Aim: Copy each line where the word "chart" occurs.

Supplied records:
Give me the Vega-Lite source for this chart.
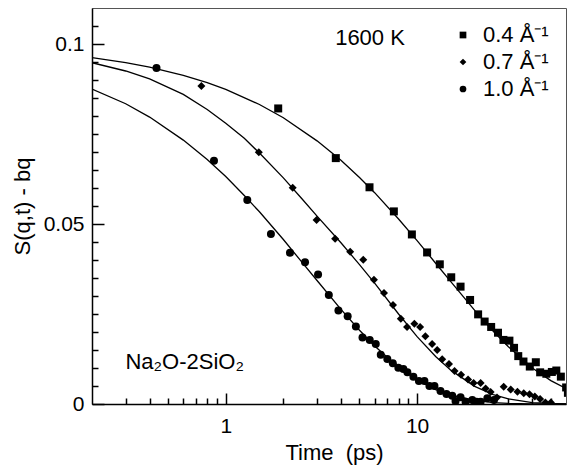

--

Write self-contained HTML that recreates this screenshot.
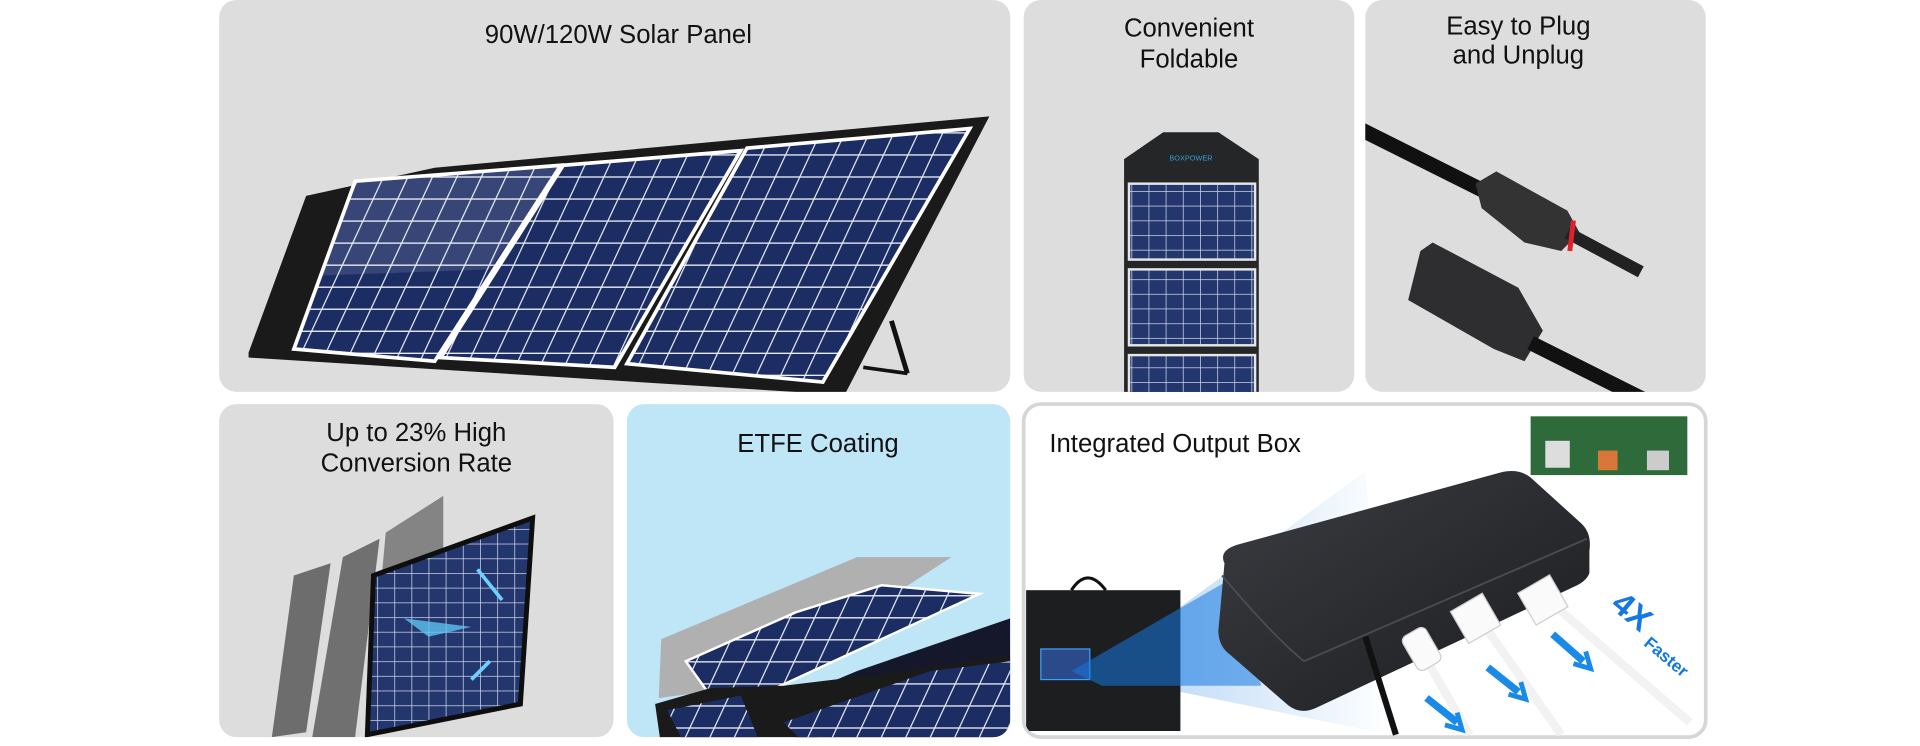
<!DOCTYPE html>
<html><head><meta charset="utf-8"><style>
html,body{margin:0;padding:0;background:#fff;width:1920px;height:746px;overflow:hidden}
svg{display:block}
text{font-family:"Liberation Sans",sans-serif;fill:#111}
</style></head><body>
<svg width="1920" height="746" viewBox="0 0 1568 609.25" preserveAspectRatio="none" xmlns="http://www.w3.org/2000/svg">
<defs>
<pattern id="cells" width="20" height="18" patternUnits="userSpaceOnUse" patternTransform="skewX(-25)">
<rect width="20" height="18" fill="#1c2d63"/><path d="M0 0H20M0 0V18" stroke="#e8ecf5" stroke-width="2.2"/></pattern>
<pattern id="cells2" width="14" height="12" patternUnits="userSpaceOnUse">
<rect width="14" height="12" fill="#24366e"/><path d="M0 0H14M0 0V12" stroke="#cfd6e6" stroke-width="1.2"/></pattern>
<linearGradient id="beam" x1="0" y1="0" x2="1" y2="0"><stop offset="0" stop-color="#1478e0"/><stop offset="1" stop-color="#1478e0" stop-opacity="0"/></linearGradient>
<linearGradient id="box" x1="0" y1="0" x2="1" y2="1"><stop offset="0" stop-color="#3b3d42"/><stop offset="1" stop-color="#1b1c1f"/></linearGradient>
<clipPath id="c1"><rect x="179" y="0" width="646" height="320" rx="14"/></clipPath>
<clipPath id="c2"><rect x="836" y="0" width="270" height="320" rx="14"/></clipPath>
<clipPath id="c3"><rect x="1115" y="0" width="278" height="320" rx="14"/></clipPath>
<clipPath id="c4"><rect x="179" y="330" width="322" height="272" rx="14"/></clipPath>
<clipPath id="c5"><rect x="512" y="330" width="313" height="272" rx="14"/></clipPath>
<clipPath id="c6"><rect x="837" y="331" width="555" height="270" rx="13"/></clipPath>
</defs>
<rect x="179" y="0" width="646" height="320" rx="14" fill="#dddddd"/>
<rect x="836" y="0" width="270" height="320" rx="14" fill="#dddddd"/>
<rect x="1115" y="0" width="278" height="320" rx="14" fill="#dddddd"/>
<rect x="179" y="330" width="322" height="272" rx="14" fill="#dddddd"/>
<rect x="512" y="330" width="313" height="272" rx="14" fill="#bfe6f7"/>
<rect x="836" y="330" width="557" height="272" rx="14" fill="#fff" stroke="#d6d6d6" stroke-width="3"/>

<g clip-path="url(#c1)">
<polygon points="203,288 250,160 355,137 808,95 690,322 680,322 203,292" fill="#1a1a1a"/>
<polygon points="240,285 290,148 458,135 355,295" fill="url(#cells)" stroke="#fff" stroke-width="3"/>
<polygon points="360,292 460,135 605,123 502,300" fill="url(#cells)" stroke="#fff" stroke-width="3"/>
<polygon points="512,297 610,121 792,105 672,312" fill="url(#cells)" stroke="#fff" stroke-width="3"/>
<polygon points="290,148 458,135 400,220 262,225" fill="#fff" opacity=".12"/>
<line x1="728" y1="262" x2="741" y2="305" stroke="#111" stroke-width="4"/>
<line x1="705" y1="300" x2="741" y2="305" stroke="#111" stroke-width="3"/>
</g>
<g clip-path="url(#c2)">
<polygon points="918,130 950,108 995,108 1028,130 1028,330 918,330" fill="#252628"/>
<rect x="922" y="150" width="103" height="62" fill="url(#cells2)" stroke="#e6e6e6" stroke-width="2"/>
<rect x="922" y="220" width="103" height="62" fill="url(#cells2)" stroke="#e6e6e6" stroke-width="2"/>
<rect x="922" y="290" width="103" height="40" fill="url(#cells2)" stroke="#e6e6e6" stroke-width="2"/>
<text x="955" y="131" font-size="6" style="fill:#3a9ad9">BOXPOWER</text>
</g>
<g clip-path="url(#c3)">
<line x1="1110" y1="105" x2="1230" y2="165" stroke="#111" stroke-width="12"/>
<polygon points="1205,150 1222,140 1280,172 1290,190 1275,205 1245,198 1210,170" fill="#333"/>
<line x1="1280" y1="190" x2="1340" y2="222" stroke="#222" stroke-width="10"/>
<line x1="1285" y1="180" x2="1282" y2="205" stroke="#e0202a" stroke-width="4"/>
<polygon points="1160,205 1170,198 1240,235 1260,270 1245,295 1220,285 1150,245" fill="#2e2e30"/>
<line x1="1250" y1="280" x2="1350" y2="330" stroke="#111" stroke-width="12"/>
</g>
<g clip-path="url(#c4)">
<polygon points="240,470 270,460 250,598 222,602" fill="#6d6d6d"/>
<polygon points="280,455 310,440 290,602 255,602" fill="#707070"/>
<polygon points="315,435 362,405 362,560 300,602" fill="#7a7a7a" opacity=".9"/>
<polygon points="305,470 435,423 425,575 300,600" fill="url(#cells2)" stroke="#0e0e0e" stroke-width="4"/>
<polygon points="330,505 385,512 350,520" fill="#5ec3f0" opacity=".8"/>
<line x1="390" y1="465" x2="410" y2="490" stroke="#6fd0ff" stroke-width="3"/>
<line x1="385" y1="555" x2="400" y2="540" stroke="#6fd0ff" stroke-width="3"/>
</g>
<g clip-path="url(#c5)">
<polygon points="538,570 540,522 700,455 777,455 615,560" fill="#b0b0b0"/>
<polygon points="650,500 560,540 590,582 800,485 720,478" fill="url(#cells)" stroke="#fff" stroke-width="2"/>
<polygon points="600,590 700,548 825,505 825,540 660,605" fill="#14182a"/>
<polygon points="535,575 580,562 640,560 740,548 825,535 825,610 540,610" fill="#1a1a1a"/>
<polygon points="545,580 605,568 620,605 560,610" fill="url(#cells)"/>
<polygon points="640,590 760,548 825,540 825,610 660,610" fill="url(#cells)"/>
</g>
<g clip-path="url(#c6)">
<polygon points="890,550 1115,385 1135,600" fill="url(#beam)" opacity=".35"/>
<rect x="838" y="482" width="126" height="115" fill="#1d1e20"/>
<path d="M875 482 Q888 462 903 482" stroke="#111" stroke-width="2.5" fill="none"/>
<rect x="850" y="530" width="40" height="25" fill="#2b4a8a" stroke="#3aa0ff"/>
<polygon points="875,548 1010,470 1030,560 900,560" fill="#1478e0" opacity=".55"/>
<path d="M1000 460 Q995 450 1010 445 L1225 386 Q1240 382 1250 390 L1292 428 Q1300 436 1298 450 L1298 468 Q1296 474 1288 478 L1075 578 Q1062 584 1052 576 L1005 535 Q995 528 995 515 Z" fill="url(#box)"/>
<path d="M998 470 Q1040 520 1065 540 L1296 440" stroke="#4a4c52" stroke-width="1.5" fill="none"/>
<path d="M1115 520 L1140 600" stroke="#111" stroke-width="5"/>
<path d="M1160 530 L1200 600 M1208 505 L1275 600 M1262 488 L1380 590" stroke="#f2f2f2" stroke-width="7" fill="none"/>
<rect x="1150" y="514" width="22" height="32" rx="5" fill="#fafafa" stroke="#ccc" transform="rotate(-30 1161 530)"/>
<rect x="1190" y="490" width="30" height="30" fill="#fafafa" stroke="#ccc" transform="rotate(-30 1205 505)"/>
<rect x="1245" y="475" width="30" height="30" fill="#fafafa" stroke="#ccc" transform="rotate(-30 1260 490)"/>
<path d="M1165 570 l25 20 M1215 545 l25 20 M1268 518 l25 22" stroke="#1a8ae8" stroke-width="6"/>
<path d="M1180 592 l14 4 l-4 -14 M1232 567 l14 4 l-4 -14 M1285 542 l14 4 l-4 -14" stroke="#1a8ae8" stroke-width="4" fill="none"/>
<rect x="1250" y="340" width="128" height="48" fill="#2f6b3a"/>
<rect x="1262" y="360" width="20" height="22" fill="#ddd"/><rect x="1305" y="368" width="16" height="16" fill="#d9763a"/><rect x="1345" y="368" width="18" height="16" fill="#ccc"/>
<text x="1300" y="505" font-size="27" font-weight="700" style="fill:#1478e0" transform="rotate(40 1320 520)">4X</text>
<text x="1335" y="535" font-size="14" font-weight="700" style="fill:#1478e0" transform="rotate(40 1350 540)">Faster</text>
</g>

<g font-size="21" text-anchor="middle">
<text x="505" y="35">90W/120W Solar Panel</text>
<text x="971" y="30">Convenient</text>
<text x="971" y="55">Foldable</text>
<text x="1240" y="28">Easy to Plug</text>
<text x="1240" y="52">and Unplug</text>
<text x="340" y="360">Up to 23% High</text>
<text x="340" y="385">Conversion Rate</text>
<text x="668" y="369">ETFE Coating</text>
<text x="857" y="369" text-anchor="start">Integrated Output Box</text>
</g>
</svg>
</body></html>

* * *

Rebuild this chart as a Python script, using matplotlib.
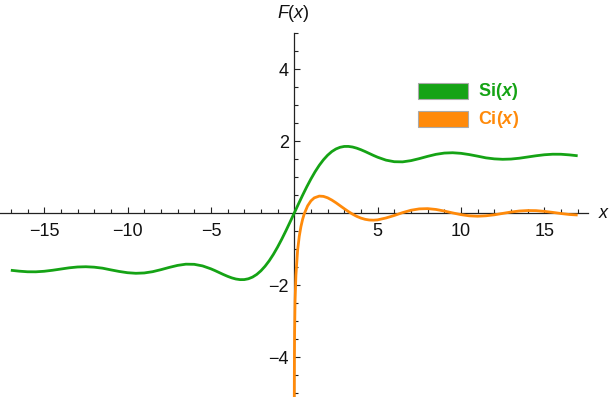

Problem solution:
Give me the Vega-Lite source for this chart.
Rebuild this chart as a Python script, using matplotlib.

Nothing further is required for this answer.